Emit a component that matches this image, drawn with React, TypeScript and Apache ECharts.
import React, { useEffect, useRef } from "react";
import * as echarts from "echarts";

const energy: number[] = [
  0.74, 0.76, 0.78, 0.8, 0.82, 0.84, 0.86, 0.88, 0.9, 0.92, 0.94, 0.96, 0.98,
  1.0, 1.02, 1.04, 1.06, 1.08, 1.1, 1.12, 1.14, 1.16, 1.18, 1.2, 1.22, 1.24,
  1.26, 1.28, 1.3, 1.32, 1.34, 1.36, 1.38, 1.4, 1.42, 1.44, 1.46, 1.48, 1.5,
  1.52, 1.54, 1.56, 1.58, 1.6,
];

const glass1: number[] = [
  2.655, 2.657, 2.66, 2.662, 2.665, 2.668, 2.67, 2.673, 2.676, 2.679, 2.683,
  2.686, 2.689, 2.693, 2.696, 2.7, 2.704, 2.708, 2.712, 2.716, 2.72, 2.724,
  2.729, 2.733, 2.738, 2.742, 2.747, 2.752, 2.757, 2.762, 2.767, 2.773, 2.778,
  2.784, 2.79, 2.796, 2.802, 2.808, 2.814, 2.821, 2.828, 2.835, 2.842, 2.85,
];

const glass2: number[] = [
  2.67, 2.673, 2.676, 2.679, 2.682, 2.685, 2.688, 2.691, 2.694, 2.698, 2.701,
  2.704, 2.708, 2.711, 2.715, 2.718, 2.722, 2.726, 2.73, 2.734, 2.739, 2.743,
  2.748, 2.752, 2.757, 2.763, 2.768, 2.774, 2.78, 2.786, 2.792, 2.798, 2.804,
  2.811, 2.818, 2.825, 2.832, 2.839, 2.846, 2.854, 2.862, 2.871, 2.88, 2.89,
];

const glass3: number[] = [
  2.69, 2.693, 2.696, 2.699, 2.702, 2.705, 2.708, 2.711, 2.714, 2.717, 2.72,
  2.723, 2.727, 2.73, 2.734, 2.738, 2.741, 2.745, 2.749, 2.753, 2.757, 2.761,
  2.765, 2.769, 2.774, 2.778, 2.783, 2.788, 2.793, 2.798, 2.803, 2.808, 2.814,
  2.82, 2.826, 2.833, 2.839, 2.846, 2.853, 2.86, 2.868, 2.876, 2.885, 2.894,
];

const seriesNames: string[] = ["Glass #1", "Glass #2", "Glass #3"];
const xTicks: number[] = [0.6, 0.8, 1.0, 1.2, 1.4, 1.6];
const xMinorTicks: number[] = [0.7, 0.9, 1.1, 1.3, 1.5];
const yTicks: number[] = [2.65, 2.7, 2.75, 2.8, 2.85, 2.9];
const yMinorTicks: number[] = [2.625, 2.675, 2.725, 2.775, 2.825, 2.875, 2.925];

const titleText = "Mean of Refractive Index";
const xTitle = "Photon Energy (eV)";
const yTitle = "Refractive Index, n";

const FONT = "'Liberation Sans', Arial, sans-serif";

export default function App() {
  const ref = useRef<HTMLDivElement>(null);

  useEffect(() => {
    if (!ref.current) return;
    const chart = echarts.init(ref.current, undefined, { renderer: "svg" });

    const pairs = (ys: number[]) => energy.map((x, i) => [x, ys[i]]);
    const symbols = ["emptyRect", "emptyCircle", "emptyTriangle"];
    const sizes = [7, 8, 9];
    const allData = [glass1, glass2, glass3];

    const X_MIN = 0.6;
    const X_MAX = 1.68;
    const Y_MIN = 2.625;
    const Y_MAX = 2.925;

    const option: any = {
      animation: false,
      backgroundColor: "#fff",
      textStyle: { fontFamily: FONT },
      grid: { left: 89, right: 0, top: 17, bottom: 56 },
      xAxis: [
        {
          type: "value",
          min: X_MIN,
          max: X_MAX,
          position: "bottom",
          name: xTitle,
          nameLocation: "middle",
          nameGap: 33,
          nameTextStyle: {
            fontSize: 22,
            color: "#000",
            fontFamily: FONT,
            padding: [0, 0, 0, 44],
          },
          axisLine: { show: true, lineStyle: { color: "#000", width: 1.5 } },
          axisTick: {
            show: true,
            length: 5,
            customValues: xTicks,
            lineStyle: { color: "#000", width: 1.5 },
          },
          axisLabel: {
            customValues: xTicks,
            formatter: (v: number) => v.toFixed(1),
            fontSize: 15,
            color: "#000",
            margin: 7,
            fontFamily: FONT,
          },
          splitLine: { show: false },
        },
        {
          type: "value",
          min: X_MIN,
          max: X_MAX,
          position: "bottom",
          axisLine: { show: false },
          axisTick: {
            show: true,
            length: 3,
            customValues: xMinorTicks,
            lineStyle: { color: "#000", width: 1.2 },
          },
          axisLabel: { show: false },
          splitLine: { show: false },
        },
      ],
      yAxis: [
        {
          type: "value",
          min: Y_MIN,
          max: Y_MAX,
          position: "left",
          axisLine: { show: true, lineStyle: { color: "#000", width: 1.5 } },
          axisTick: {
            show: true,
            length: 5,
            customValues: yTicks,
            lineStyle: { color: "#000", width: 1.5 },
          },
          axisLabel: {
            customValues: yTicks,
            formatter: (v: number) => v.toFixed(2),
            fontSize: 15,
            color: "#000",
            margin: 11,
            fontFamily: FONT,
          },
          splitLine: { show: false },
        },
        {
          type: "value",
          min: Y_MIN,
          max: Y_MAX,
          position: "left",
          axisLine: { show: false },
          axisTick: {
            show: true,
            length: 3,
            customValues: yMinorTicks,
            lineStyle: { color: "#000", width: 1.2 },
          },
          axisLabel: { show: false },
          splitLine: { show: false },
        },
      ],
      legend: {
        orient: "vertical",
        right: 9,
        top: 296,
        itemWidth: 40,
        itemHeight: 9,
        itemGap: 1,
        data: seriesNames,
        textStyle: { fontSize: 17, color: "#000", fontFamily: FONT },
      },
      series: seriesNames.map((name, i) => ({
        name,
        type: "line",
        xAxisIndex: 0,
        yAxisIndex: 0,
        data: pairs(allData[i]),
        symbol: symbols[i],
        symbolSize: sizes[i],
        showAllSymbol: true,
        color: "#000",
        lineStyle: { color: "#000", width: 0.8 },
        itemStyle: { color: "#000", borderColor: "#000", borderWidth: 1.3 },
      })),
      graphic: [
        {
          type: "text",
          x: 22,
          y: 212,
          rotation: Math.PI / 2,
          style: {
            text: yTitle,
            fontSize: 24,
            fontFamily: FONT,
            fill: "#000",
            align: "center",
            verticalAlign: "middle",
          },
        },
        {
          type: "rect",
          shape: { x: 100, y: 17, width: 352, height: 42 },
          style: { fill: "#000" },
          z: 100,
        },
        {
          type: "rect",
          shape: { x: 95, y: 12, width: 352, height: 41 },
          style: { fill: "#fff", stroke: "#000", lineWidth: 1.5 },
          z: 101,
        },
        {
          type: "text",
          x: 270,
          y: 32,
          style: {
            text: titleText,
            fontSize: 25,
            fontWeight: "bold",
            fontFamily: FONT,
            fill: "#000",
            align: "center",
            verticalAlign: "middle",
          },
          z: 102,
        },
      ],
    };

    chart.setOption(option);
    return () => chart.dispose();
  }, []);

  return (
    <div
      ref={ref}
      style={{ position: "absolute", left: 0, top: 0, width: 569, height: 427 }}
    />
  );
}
* * *
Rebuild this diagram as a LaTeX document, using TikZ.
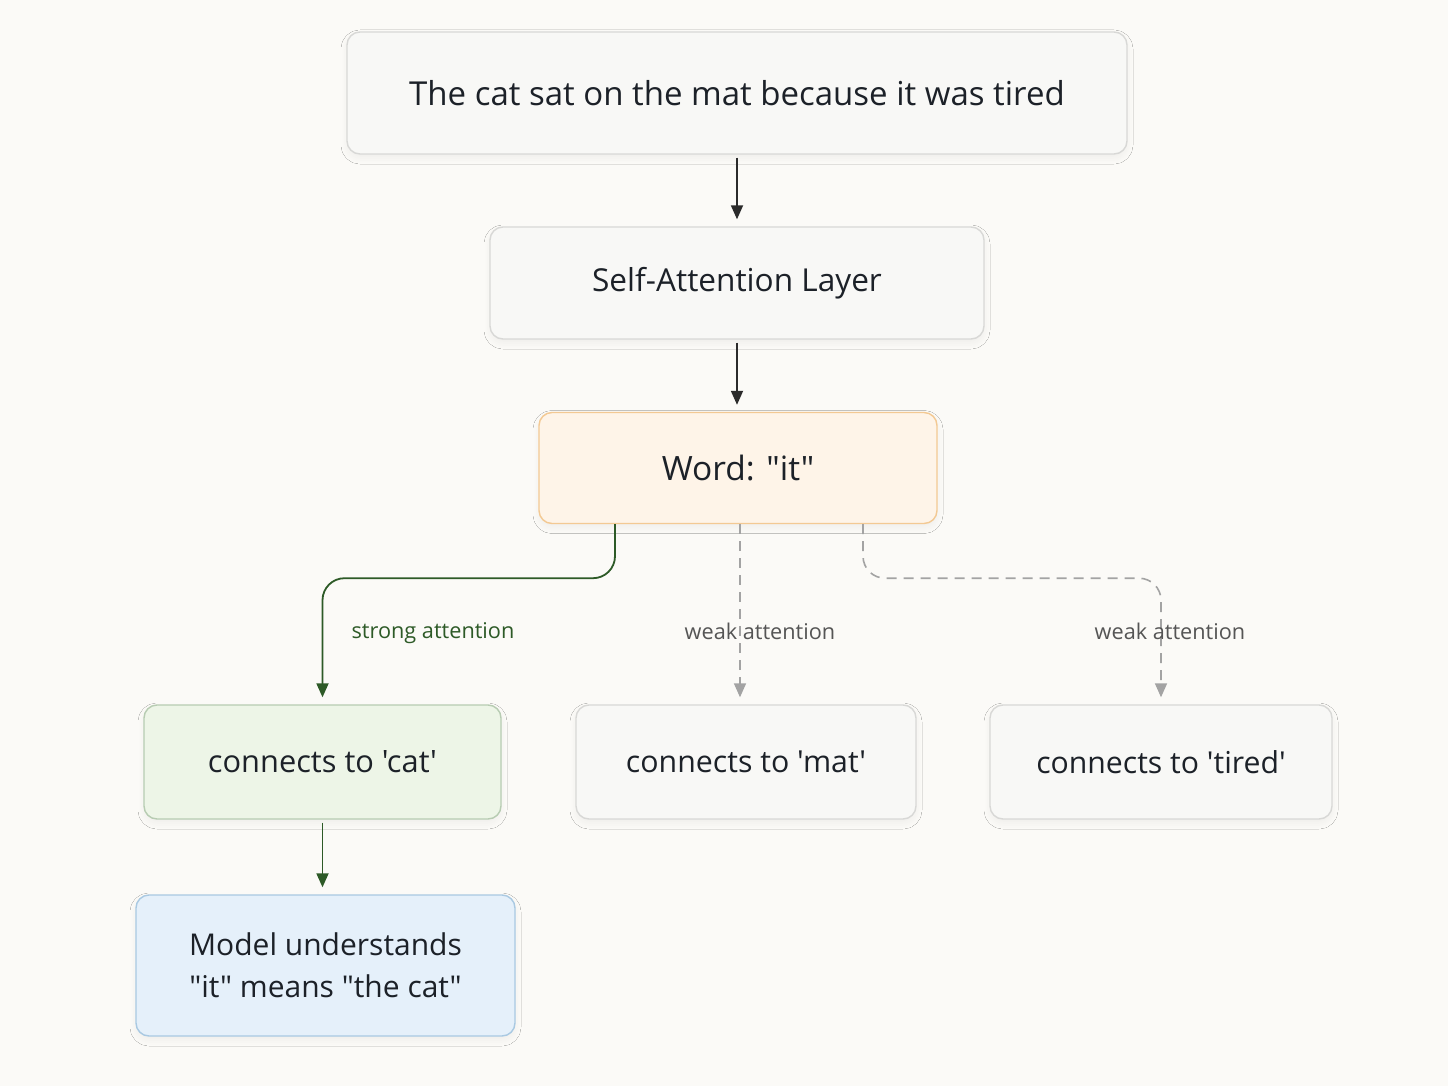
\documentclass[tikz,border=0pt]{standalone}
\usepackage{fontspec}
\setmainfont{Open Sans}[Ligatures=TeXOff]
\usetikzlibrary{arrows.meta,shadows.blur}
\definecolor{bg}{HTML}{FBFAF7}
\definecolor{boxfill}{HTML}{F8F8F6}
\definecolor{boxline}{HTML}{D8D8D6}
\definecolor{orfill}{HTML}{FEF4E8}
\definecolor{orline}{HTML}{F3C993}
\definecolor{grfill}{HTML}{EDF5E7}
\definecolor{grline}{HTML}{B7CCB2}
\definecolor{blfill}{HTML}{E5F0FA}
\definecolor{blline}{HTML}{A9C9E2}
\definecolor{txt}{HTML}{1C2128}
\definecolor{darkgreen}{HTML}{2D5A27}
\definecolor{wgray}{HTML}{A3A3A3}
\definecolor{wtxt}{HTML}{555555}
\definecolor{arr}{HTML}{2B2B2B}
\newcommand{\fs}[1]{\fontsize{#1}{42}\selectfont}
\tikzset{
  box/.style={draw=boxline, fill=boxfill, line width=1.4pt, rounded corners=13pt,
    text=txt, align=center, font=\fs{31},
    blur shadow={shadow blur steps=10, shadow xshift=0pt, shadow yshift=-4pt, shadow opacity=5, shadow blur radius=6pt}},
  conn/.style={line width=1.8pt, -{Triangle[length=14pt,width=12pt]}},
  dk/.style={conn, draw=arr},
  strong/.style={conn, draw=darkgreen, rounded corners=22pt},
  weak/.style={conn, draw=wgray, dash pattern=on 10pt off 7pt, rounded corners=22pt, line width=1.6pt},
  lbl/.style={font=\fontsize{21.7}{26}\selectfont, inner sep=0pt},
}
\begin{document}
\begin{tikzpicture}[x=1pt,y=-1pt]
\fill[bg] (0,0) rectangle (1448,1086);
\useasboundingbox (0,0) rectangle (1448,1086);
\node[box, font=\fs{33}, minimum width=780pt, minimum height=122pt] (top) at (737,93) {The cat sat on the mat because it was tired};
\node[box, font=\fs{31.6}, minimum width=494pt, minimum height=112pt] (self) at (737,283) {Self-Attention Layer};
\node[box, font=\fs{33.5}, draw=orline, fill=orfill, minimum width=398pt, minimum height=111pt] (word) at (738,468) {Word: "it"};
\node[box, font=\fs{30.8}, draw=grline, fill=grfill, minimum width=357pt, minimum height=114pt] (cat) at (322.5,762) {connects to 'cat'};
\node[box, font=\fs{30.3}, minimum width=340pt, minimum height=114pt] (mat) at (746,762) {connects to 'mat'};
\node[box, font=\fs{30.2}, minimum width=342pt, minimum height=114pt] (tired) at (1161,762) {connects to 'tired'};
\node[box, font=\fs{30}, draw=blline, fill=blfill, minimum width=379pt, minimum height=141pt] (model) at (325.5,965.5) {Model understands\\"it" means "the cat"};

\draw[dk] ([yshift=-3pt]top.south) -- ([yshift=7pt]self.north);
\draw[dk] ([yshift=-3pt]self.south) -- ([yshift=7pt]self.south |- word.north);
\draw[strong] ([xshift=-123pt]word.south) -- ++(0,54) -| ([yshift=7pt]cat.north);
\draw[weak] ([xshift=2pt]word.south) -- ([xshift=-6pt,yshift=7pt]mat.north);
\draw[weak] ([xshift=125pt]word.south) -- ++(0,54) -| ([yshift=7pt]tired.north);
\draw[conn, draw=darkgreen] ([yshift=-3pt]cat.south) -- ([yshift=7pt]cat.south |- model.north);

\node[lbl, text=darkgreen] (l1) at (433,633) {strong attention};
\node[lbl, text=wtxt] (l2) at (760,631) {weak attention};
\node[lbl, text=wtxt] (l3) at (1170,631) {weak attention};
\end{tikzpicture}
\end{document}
* * *
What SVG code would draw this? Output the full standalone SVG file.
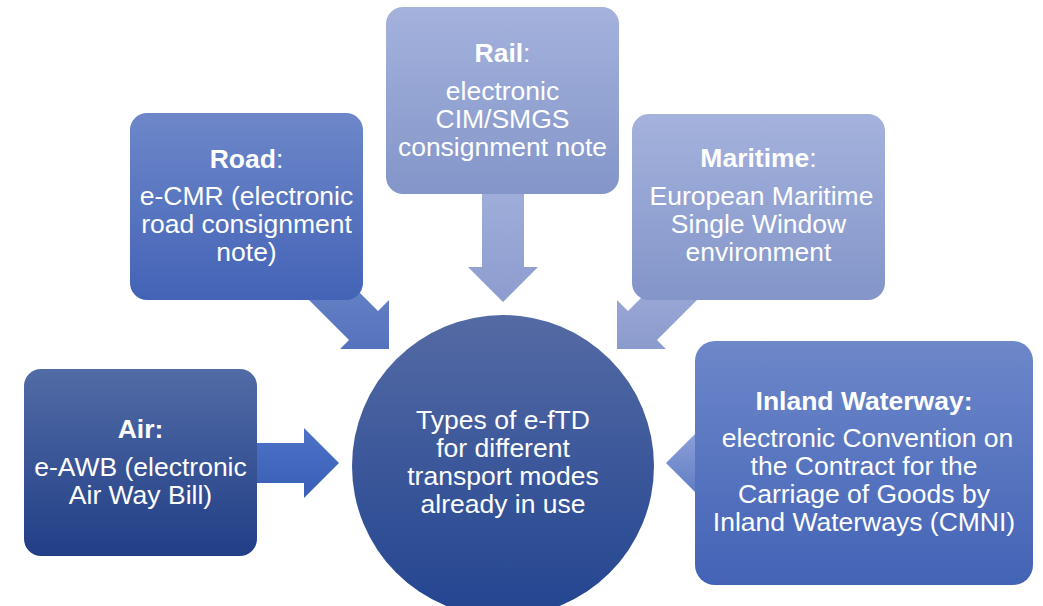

Your instructions » Which lines hold the word "React"? Copy all of them.

Finished exercise »
Emit a component that matches this image, drawn with React, TypeScript and Apache ECharts.
import React, { useEffect, useRef } from "react";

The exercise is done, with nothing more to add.